# Introduction to Go workspaces

> An introduction to the Go workspace and GOPATH, the $HOME/go home base where Go installs the packages and tooling your projects depend on.

Author: Flavio Copes | Published: 2022-09-09 | Canonical: https://flaviocopes.com/golang-workspaces/

One special thing about Go is what we call **workspace**.

The workspace is the “home base” for Go.

By default Go picks the `$HOME/go` path, so you will see a `go` folder in your home.

It’s first created when you install a package (as we’ll see later) but also to store some tooling.

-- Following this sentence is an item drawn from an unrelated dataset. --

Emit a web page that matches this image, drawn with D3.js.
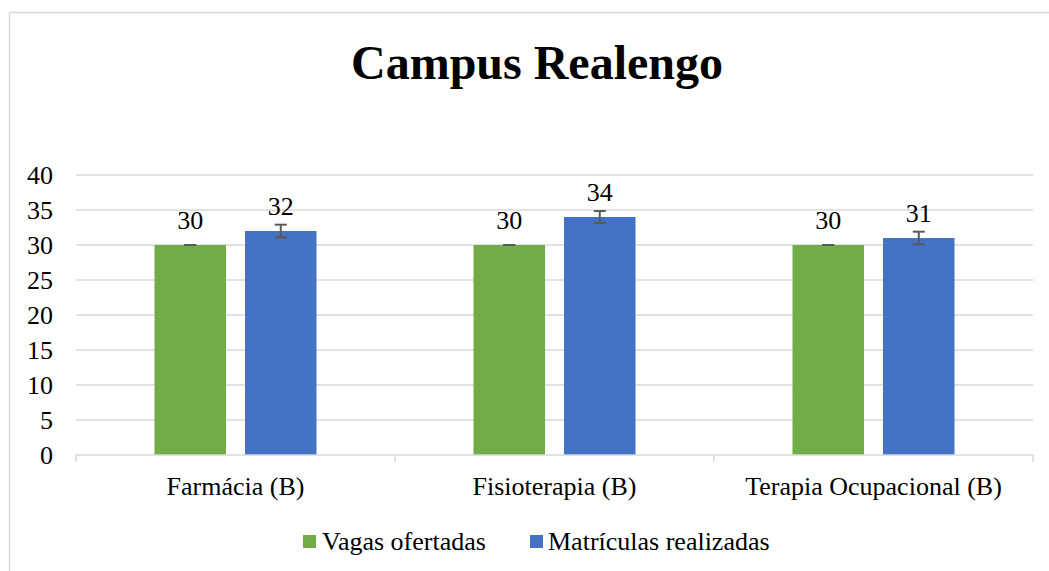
<!DOCTYPE html>
<html>
<head>
<meta charset="utf-8">
<script src="https://cdn.jsdelivr.net/npm/d3@7"></script>
<style>
  html, body { margin: 0; padding: 0; background: #fff; }
</style>
</head>
<body>
<svg id="chart" width="1049" height="571"></svg>
<script>
const categories = ["Farmácia (B)", "Fisioterapia (B)", "Terapia Ocupacional (B)"];
const seriesNames = ["Vagas ofertadas", "Matrículas realizadas"];
const vagas = [30, 30, 30];
const matriculas = [32, 34, 31];
const errVagas = [0, 0, 0];
const errMatriculas = [0.9, 0.85, 0.9];
const yTicks = [0, 5, 10, 15, 20, 25, 30, 35, 40];
const colors = ["#70ad47", "#4472c4"];

const values = [vagas, matriculas];
const errors = [errVagas, errMatriculas];

const serif = "'Liberation Serif'";
const plotLeft = 76, plotRight = 1033, plotTop = 175, plotBottom = 455;

const svg = d3.select("#chart")
   .attr("font-family", serif);

// outer frame
svg.append("rect")
   .attr("x", 9.5).attr("y", 12.5)
   .attr("width", 1100).attr("height", 600)
   .attr("fill", "none")
   .attr("stroke", "#d9d9d9")
   .attr("stroke-width", 1.5);

svg.append("text")
   .attr("x", 537).attr("y", 79)
   .attr("text-anchor", "middle")
   .attr("font-family", serif)
   .attr("font-size", 48)
   .attr("font-weight", "bold")
   .text("Campus Realengo");

const y = d3.scaleLinear().domain([0, 40]).range([plotBottom, plotTop]);
const x0 = d3.scaleBand().domain(categories).range([plotLeft, plotRight]).padding(0);
const x1 = d3.scaleBand().domain(seriesNames)
   .range([0, x0.bandwidth()])
   .paddingInner(0.21)
   .paddingOuter(0.867);

// gridlines
svg.append("g")
   .selectAll("line")
   .data(yTicks.filter(d => d > 0))
   .join("line")
   .attr("x1", plotLeft).attr("x2", plotRight)
   .attr("y1", d => y(d)).attr("y2", d => y(d))
   .attr("stroke", "#d9d9d9")
   .attr("stroke-width", 1.5);

// y axis labels
const yAxis = svg.append("g")
   .attr("transform", `translate(${plotLeft - 23},0)`)
   .call(d3.axisLeft(y).tickValues(yTicks).tickSize(0).tickPadding(0));
yAxis.attr("font-family", serif).attr("font-size", 26);
yAxis.select(".domain").remove();
yAxis.selectAll("text").attr("fill", "#000");

// bars
const groups = svg.append("g")
   .selectAll("g")
   .data(seriesNames)
   .join("g")
   .attr("fill", (d, i) => colors[i]);

groups.selectAll("rect")
   .data((s, si) => categories.map((c, ci) => ({ c, s, v: values[si][ci], e: errors[si][ci] })))
   .join("rect")
   .attr("x", d => x0(d.c) + x1(d.s))
   .attr("width", x1.bandwidth())
   .attr("y", d => y(d.v))
   .attr("height", d => y(0) - y(d.v));

// x axis line with boundary ticks
svg.append("line")
   .attr("x1", plotLeft).attr("x2", plotRight)
   .attr("y1", y(0)).attr("y2", y(0))
   .attr("stroke", "#d9d9d9").attr("stroke-width", 1.5);

const bounds = categories.map(c => x0(c)).concat([plotRight]);
svg.append("g")
   .selectAll("line")
   .data(bounds)
   .join("line")
   .attr("x1", d => d).attr("x2", d => d)
   .attr("y1", y(0)).attr("y2", y(0) + 7)
   .attr("stroke", "#d9d9d9").attr("stroke-width", 1.5);

const xAxis = svg.append("g")
   .attr("transform", `translate(0,${y(0)})`)
   .call(d3.axisBottom(x0).tickSize(0).tickPadding(0));
xAxis.attr("font-family", serif).attr("font-size", 26);
xAxis.select(".domain").remove();
xAxis.selectAll("text")
   .attr("dy", null)
   .attr("y", 40)
   .attr("fill", "#000");

// error bars
const errG = svg.append("g")
   .attr("stroke", "#595959")
   .attr("stroke-width", 2)
   .selectAll("g")
   .data(seriesNames.flatMap((s, si) => categories.map((c, ci) => ({ c, s, v: values[si][ci], e: errors[si][ci] }))))
   .join("g")
   .attr("transform", d => `translate(${x0(d.c) + x1(d.s) + x1.bandwidth() / 2},0)`);

errG.append("line")
   .attr("x1", 0).attr("x2", 0)
   .attr("y1", d => y(d.v + d.e)).attr("y2", d => y(d.v - d.e));
errG.append("line")
   .attr("x1", -6).attr("x2", 6)
   .attr("y1", d => y(d.v + d.e)).attr("y2", d => y(d.v + d.e));
errG.append("line")
   .attr("x1", -6).attr("x2", 6)
   .attr("y1", d => y(d.v - d.e)).attr("y2", d => y(d.v - d.e));

// data labels
svg.append("g")
   .attr("font-family", serif)
   .attr("font-size", 26)
   .selectAll("text")
   .data(seriesNames.flatMap((s, si) => categories.map((c, ci) => ({ c, s, v: values[si][ci] }))))
   .join("text")
   .attr("x", d => x0(d.c) + x1(d.s) + x1.bandwidth() / 2)
   .attr("y", d => y(d.v) - 16)
   .attr("text-anchor", "middle")
   .text(d => d.v);

// legend
const legendItems = [
   { name: seriesNames[0], sx: 303, tx: 322 },
   { name: seriesNames[1], sx: 530, tx: 548 }
];
const legend = svg.append("g")
   .attr("font-family", serif)
   .attr("font-size", 26)
   .selectAll("g")
   .data(legendItems)
   .join("g");
legend.append("rect")
   .attr("x", d => d.sx).attr("y", 535)
   .attr("width", 13).attr("height", 13)
   .attr("fill", (d, i) => colors[i]);
legend.append("text")
   .attr("x", d => d.tx).attr("y", 550)
   .text(d => d.name);
</script>
</body>
</html>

For example the moment I loaded the `hello.go` file in [VS Code](https://flaviocopes.com/vscode), it prompted me to install the `[gopls](https://pkg.go.dev/golang.org/x/tools/gopls)` command, the Delve debugger (`dlv`) and the `[staticcheck` linter](https://staticcheck.io/).

They were automatically installed under `$HOME/go`:

![Screen Shot 2022-07-28 at 12.27.27.png](https://flaviocopes.com/images/golang-workspaces/Screen_Shot_2022-07-28_at_12.27.27.png)

When you will install packages using `go install`, they will be stored here.

This is what we call **GOPATH**.

You can change the `GOPATH` environment variable to change where Go should install packages.

This is useful when working on different projects at the same time and you want to isolate the libraries you use.